Dopo anni di pratica e di insegnamento, inoltre, ho una visione molto chiara delle cose e di tutte le decisioni che devo prendere, sia riguardo la mia vita privata sia riguardo l’insegnamento e l’organizzazione del Karate.
Infine, ciò che mi stimola continuamente sono i miei allievi e tutte le persone che mi seguono, è grazie a loro se, ancora oggi, continuo la mia attività di insegnamento.
Per queste ragioni provo oggi una grande soddisfazione: quella di continuare a percorrere, dopo tanti anni di pratica e d’insegnamento, la via del Budo karate, ovvero di condurre un’esistenza in base al metodo di vita di un Samurai.
Qual è la cosa che più si augura per lo sviluppo futuro del karate?
Ciò che più mi auguro è che la “cultura” del karate sia tramandata anche alla prossima generazione.
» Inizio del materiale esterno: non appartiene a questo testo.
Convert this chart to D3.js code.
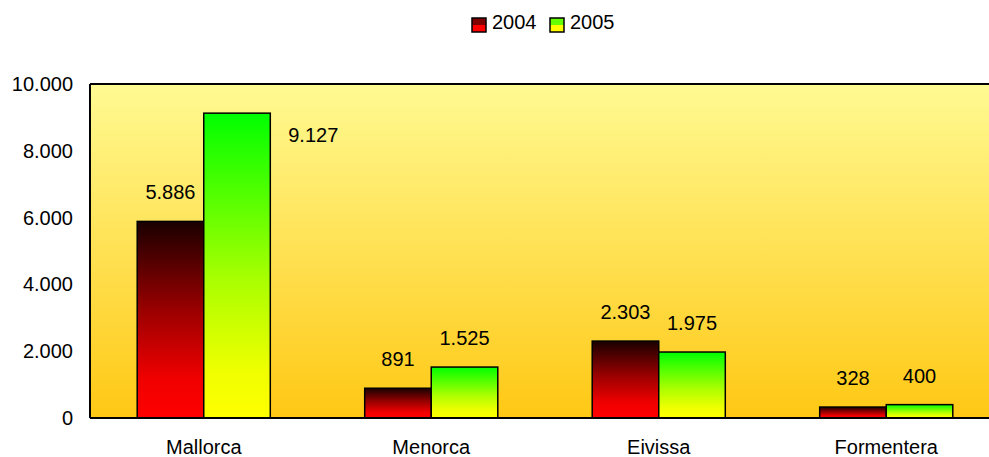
<!DOCTYPE html>
<html><head><meta charset="utf-8">
<script src="https://cdn.jsdelivr.net/npm/d3@7"></script>
<style>body{margin:0;background:#fff}svg{display:block;font-family:"Liberation Sans",Arial,sans-serif}</style>
</head><body><svg id="c" width="989" height="457"></svg>
<script>
const categories = ["Mallorca", "Menorca", "Eivissa", "Formentera"];
const seriesNames = ["2004", "2005"];
const values2004 = [5886, 891, 2303, 328];
const values2005 = [9127, 1525, 1975, 400];
const yTicks = [0, 2000, 4000, 6000, 8000, 10000];

const svg = d3.select("#c");
const m = {l: 90, t: 84, r: 1000, b: 418};
const fmt = v => d3.formatLocale({decimal: ",", thousands: ".", grouping: [3], currency: ["", ""]}).format(",")(v);

const defs = svg.append("defs");
function grad(id, stops) {
  const g = defs.append("linearGradient").attr("id", id).attr("x1", 0).attr("y1", 0).attr("x2", 0).attr("y2", 1);
  stops.forEach(s => g.append("stop").attr("offset", s[0]).attr("stop-color", s[1]));
}
grad("bg", [[0, "#FFFA92"], [1, "#FFC814"]]);
grad("g0", [[0, "#1A0000"], [0.45, "#9A0000"], [0.8, "#F00000"], [1, "#FF0000"]]);
grad("g1", [[0, "#00FF00"], [0.55, "#AAFF00"], [0.85, "#F0FF00"], [1, "#FFFF00"]]);
grad("l0", [[0, "#800000"], [0.5, "#800000"], [0.5, "#FF0000"], [1, "#FF0000"]]);
grad("l1", [[0, "#66FF00"], [0.5, "#66FF00"], [0.5, "#FFFF00"], [1, "#FFFF00"]]);

const x = d3.scaleBand().domain(categories).range([m.l, m.r]).paddingInner(0.415).paddingOuter(0.2075);
const xs = d3.scaleBand().domain(seriesNames).range([0, x.bandwidth()]);
const y = d3.scaleLinear().domain([0, 10000]).range([m.b, m.t]);

svg.append("rect").attr("x", m.l).attr("y", m.t).attr("width", m.r - m.l).attr("height", m.b - m.t).attr("fill", "url(#bg)");

const data = categories.map((c, i) => ({c, vals: [values2004[i], values2005[i]]}));
const fills = ["url(#g0)", "url(#g1)"];
const g = svg.append("g");
data.forEach(d => {
  d.vals.forEach((v, k) => {
    const bx = x(d.c) + xs(seriesNames[k]);
    g.append("rect").attr("x", bx).attr("y", y(v)).attr("width", xs.bandwidth()).attr("height", y(0) - y(v))
      .attr("fill", fills[k]).attr("stroke", "#000").attr("stroke-width", 1.5);
    let lx = bx + xs.bandwidth() / 2, ly = y(v) - 22;
    if (ly - 20 < m.t) { lx = bx + xs.bandwidth() + 43; ly = y(v) + 29; }
    g.append("text").attr("x", lx).attr("y", ly).attr("text-anchor", "middle").attr("font-size", 20).attr("fill", "#000").text(fmt(v));
  });
});

// axes lines
svg.append("line").attr("x1", m.l).attr("x2", m.r).attr("y1", m.t).attr("y2", m.t).attr("stroke", "#000").attr("stroke-width", 2);
svg.append("line").attr("x1", m.l).attr("x2", m.l).attr("y1", m.t).attr("y2", m.b).attr("stroke", "#000").attr("stroke-width", 2);
svg.append("line").attr("x1", m.l).attr("x2", m.r).attr("y1", m.b).attr("y2", m.b).attr("stroke", "#000").attr("stroke-width", 2);

const ya = svg.append("g").attr("transform", `translate(${m.l},0)`)
  .call(d3.axisLeft(y).tickValues(yTicks).tickFormat(fmt).tickSize(0).tickPadding(17));
ya.select(".domain").remove();
ya.selectAll("text").attr("font-size", 20).attr("fill", "#000").attr("font-family", "Liberation Sans, Arial, sans-serif");

const xa = svg.append("g").attr("transform", `translate(0,${m.b})`)
  .call(d3.axisBottom(x).tickSize(0).tickPadding(22));
xa.select(".domain").remove();
xa.selectAll("text").attr("font-size", 20).attr("fill", "#000").attr("font-family", "Liberation Sans, Arial, sans-serif");

// legend
const lg = svg.append("g");
const lpos = [472, 550];
seriesNames.forEach((s, k) => {
  lg.append("rect").attr("x", lpos[k]).attr("y", 18).attr("width", 14).attr("height", 14)
    .attr("fill", k === 0 ? "url(#l0)" : "url(#l1)").attr("stroke", "#000").attr("stroke-width", 1.5);
  lg.append("text").attr("x", lpos[k] + 20).attr("y", 29).attr("font-size", 20).attr("fill", "#000").text(s);
});
</script></body></html>
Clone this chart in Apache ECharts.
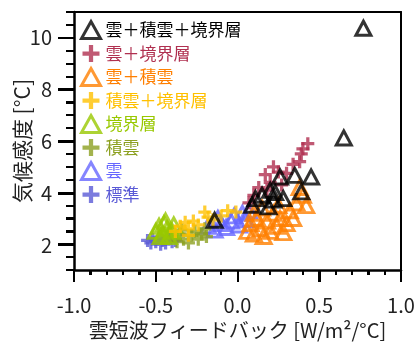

Credo che per questo sia fondamentale la forza di un’organizzazione e, in particolare, mi riferisco alla necessità che la nostra federazione continui a svolgere anche in futuro tutte le diverse attività ed eventi di cui attualmente si occupa, riuscendo così a mantenere sempre vivi gli interessi e l’entusiasmo dei diversi praticanti.
Il fine ultimo di una competizione consiste nel praticare costantemente lo spirito del Budo.
Maestro, quali persone più di tutte vorrebbe ringraziare?
Sono tantissime le persone che vorrei ringraziare e non è possibile qui elencarle tutte. Tra queste ricordo con estrema gratitudine tutti gli allievi che mi hanno sempre seguito, rendendo possibile i miei insegnamenti e la mia attività di maestro. Ringrazio poi, in particolare, alcune persone che sono state fondamentali nella mia vita. Primi fra tutti i miei genitori, insieme ai genitori di mia moglie. Poi, certamente, la mia famiglia, composta da mia moglie Adelangela e dai miei figli Yuri, Yumi e Yoshihiro: senza di loro non sarei stato lo stesso, non solo come maestro di karate ma, anche più semplicemente, come uomo.